--- BEGIN The input ---

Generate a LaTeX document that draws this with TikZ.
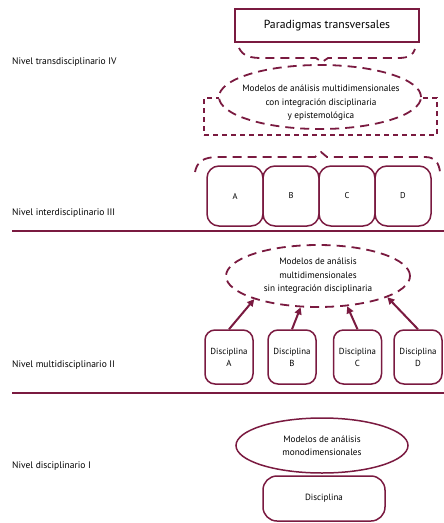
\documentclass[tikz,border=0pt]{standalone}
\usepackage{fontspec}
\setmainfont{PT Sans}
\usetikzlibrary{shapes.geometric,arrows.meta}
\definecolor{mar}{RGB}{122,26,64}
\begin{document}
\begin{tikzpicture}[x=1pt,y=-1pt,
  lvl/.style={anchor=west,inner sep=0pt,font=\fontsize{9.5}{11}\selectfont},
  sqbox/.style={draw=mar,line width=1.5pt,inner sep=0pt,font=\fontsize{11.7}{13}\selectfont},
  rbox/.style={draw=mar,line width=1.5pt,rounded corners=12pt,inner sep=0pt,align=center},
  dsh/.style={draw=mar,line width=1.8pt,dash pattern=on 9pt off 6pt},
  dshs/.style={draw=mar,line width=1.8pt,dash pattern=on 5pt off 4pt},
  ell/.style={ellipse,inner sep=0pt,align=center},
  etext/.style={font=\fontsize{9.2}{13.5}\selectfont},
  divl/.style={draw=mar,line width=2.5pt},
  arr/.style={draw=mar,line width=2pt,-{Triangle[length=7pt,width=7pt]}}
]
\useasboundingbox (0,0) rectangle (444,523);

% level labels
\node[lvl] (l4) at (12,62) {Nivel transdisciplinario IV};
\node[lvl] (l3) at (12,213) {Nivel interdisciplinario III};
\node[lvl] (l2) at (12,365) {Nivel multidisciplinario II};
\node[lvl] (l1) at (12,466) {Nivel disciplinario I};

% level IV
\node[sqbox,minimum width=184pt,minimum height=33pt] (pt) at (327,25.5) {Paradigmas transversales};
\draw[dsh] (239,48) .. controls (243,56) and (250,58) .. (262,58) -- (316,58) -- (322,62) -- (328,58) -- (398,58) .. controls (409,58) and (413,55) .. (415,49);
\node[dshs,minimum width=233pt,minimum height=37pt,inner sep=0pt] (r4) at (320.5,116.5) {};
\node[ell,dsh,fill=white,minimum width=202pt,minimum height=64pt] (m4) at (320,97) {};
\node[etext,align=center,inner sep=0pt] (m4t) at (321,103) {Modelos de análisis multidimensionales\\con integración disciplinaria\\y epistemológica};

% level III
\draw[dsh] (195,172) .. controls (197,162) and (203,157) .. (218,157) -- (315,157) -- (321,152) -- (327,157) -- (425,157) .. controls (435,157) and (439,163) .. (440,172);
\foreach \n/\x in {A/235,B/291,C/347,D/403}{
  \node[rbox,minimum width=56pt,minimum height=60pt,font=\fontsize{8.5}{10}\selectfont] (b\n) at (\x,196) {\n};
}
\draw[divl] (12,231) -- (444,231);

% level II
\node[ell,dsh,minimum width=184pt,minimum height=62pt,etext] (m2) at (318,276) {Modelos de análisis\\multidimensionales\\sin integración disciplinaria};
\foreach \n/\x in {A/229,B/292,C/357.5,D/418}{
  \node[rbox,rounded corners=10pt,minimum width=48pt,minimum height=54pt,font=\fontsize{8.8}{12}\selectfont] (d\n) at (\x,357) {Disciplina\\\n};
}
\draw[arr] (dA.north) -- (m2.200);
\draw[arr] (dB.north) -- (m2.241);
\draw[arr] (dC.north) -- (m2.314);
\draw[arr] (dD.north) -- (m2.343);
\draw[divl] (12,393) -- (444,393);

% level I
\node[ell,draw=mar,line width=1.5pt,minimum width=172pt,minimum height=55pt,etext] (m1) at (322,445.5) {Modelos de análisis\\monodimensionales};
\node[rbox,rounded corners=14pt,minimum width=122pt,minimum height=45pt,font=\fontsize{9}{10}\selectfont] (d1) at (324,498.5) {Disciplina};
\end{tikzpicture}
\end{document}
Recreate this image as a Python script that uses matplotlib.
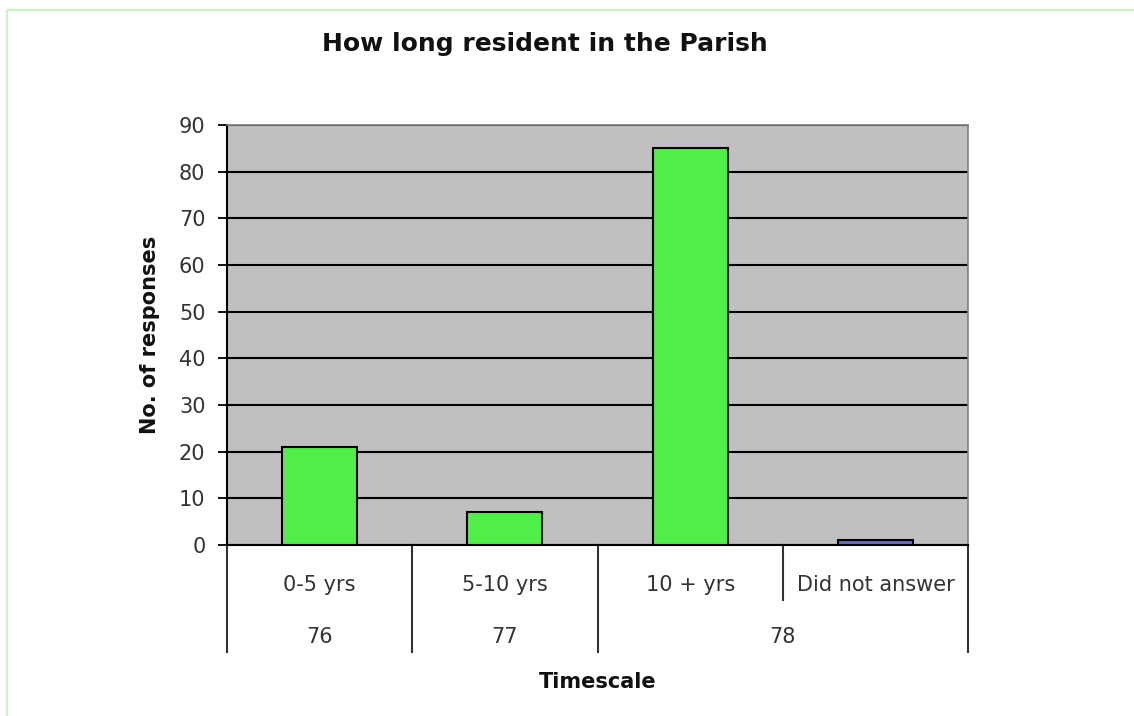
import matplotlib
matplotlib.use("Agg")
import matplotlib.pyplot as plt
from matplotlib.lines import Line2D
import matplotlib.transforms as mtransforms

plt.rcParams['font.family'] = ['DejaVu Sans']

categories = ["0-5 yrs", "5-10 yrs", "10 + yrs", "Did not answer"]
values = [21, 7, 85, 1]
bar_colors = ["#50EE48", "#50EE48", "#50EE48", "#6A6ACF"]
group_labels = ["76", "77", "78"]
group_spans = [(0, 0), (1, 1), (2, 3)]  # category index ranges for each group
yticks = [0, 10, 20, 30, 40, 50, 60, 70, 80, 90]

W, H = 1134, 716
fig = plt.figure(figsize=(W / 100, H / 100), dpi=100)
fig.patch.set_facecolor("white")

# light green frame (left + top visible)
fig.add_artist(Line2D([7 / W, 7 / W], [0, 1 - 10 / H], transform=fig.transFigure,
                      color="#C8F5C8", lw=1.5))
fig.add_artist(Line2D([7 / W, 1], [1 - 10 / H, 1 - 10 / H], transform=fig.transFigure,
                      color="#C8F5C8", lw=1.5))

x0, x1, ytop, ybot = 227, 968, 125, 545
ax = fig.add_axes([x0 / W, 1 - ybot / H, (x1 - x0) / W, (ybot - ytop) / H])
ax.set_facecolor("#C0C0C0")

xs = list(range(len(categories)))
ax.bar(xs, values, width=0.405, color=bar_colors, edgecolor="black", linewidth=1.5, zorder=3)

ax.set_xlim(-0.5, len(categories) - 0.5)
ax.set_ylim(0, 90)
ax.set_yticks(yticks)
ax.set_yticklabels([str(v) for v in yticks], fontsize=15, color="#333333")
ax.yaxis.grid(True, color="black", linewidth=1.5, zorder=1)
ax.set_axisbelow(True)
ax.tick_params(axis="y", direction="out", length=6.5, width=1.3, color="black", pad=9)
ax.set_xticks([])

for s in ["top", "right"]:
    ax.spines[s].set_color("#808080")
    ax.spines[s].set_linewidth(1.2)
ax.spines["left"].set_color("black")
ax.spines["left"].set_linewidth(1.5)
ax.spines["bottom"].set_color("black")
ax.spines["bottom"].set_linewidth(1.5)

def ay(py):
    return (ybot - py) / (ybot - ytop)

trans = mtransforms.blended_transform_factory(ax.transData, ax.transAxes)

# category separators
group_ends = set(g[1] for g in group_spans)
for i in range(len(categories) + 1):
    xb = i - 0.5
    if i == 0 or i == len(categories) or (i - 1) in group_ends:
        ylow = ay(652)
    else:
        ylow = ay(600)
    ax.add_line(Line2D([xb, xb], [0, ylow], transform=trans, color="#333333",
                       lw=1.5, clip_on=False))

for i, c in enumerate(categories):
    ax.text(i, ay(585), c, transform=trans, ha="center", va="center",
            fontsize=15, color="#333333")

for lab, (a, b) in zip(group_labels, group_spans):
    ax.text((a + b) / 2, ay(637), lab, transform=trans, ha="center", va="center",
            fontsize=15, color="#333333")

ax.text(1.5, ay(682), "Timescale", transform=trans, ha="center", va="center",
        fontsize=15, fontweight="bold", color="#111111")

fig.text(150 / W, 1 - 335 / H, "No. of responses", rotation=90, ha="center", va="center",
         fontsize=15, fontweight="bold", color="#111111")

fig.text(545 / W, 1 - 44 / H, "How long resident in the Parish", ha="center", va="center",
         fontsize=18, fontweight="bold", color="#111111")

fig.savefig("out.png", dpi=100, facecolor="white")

--- END The input ---

Restate each line of the records exactly; pictures do not belong in the copy.

Generate a LaTeX document that draws this with TikZ.
\documentclass[tikz,border=0pt]{standalone}
\usepackage{fontspec}
\setmainfont{PT Sans}
\usetikzlibrary{shapes.geometric,arrows.meta}
\definecolor{mar}{RGB}{122,26,64}
\begin{document}
\begin{tikzpicture}[x=1pt,y=-1pt,
  lvl/.style={anchor=west,inner sep=0pt,font=\fontsize{9.5}{11}\selectfont},
  sqbox/.style={draw=mar,line width=1.5pt,inner sep=0pt,font=\fontsize{11.7}{13}\selectfont},
  rbox/.style={draw=mar,line width=1.5pt,rounded corners=12pt,inner sep=0pt,align=center},
  dsh/.style={draw=mar,line width=1.8pt,dash pattern=on 9pt off 6pt},
  dshs/.style={draw=mar,line width=1.8pt,dash pattern=on 5pt off 4pt},
  ell/.style={ellipse,inner sep=0pt,align=center},
  etext/.style={font=\fontsize{9.2}{13.5}\selectfont},
  divl/.style={draw=mar,line width=2.5pt},
  arr/.style={draw=mar,line width=2pt,-{Triangle[length=7pt,width=7pt]}}
]
\useasboundingbox (0,0) rectangle (444,523);

% level labels
\node[lvl] (l4) at (12,62) {Nivel transdisciplinario IV};
\node[lvl] (l3) at (12,213) {Nivel interdisciplinario III};
\node[lvl] (l2) at (12,365) {Nivel multidisciplinario II};
\node[lvl] (l1) at (12,466) {Nivel disciplinario I};

% level IV
\node[sqbox,minimum width=184pt,minimum height=33pt] (pt) at (327,25.5) {Paradigmas transversales};
\draw[dsh] (239,48) .. controls (243,56) and (250,58) .. (262,58) -- (316,58) -- (322,62) -- (328,58) -- (398,58) .. controls (409,58) and (413,55) .. (415,49);
\node[dshs,minimum width=233pt,minimum height=37pt,inner sep=0pt] (r4) at (320.5,116.5) {};
\node[ell,dsh,fill=white,minimum width=202pt,minimum height=64pt] (m4) at (320,97) {};
\node[etext,align=center,inner sep=0pt] (m4t) at (321,103) {Modelos de análisis multidimensionales\\con integración disciplinaria\\y epistemológica};

% level III
\draw[dsh] (195,172) .. controls (197,162) and (203,157) .. (218,157) -- (315,157) -- (321,152) -- (327,157) -- (425,157) .. controls (435,157) and (439,163) .. (440,172);
\foreach \n/\x in {A/235,B/291,C/347,D/403}{
  \node[rbox,minimum width=56pt,minimum height=60pt,font=\fontsize{8.5}{10}\selectfont] (b\n) at (\x,196) {\n};
}
\draw[divl] (12,231) -- (444,231);

% level II
\node[ell,dsh,minimum width=184pt,minimum height=62pt,etext] (m2) at (318,276) {Modelos de análisis\\multidimensionales\\sin integración disciplinaria};
\foreach \n/\x in {A/229,B/292,C/357.5,D/418}{
  \node[rbox,rounded corners=10pt,minimum width=48pt,minimum height=54pt,font=\fontsize{8.8}{12}\selectfont] (d\n) at (\x,357) {Disciplina\\\n};
}
\draw[arr] (dA.north) -- (m2.200);
\draw[arr] (dB.north) -- (m2.241);
\draw[arr] (dC.north) -- (m2.314);
\draw[arr] (dD.north) -- (m2.343);
\draw[divl] (12,393) -- (444,393);

% level I
\node[ell,draw=mar,line width=1.5pt,minimum width=172pt,minimum height=55pt,etext] (m1) at (322,445.5) {Modelos de análisis\\monodimensionales};
\node[rbox,rounded corners=14pt,minimum width=122pt,minimum height=45pt,font=\fontsize{9}{10}\selectfont] (d1) at (324,498.5) {Disciplina};
\end{tikzpicture}
\end{document}
Recreate this image as a Python script that uses matplotlib.
import matplotlib
matplotlib.use("Agg")
import matplotlib.pyplot as plt
from matplotlib.lines import Line2D
import matplotlib.transforms as mtransforms

plt.rcParams['font.family'] = ['DejaVu Sans']

categories = ["0-5 yrs", "5-10 yrs", "10 + yrs", "Did not answer"]
values = [21, 7, 85, 1]
bar_colors = ["#50EE48", "#50EE48", "#50EE48", "#6A6ACF"]
group_labels = ["76", "77", "78"]
group_spans = [(0, 0), (1, 1), (2, 3)]  # category index ranges for each group
yticks = [0, 10, 20, 30, 40, 50, 60, 70, 80, 90]

W, H = 1134, 716
fig = plt.figure(figsize=(W / 100, H / 100), dpi=100)
fig.patch.set_facecolor("white")

# light green frame (left + top visible)
fig.add_artist(Line2D([7 / W, 7 / W], [0, 1 - 10 / H], transform=fig.transFigure,
                      color="#C8F5C8", lw=1.5))
fig.add_artist(Line2D([7 / W, 1], [1 - 10 / H, 1 - 10 / H], transform=fig.transFigure,
                      color="#C8F5C8", lw=1.5))

x0, x1, ytop, ybot = 227, 968, 125, 545
ax = fig.add_axes([x0 / W, 1 - ybot / H, (x1 - x0) / W, (ybot - ytop) / H])
ax.set_facecolor("#C0C0C0")

xs = list(range(len(categories)))
ax.bar(xs, values, width=0.405, color=bar_colors, edgecolor="black", linewidth=1.5, zorder=3)

ax.set_xlim(-0.5, len(categories) - 0.5)
ax.set_ylim(0, 90)
ax.set_yticks(yticks)
ax.set_yticklabels([str(v) for v in yticks], fontsize=15, color="#333333")
ax.yaxis.grid(True, color="black", linewidth=1.5, zorder=1)
ax.set_axisbelow(True)
ax.tick_params(axis="y", direction="out", length=6.5, width=1.3, color="black", pad=9)
ax.set_xticks([])

for s in ["top", "right"]:
    ax.spines[s].set_color("#808080")
    ax.spines[s].set_linewidth(1.2)
ax.spines["left"].set_color("black")
ax.spines["left"].set_linewidth(1.5)
ax.spines["bottom"].set_color("black")
ax.spines["bottom"].set_linewidth(1.5)

def ay(py):
    return (ybot - py) / (ybot - ytop)

trans = mtransforms.blended_transform_factory(ax.transData, ax.transAxes)

# category separators
group_ends = set(g[1] for g in group_spans)
for i in range(len(categories) + 1):
    xb = i - 0.5
    if i == 0 or i == len(categories) or (i - 1) in group_ends:
        ylow = ay(652)
    else:
        ylow = ay(600)
    ax.add_line(Line2D([xb, xb], [0, ylow], transform=trans, color="#333333",
                       lw=1.5, clip_on=False))

for i, c in enumerate(categories):
    ax.text(i, ay(585), c, transform=trans, ha="center", va="center",
            fontsize=15, color="#333333")

for lab, (a, b) in zip(group_labels, group_spans):
    ax.text((a + b) / 2, ay(637), lab, transform=trans, ha="center", va="center",
            fontsize=15, color="#333333")

ax.text(1.5, ay(682), "Timescale", transform=trans, ha="center", va="center",
        fontsize=15, fontweight="bold", color="#111111")

fig.text(150 / W, 1 - 335 / H, "No. of responses", rotation=90, ha="center", va="center",
         fontsize=15, fontweight="bold", color="#111111")

fig.text(545 / W, 1 - 44 / H, "How long resident in the Parish", ha="center", va="center",
         fontsize=18, fontweight="bold", color="#111111")

fig.savefig("out.png", dpi=100, facecolor="white")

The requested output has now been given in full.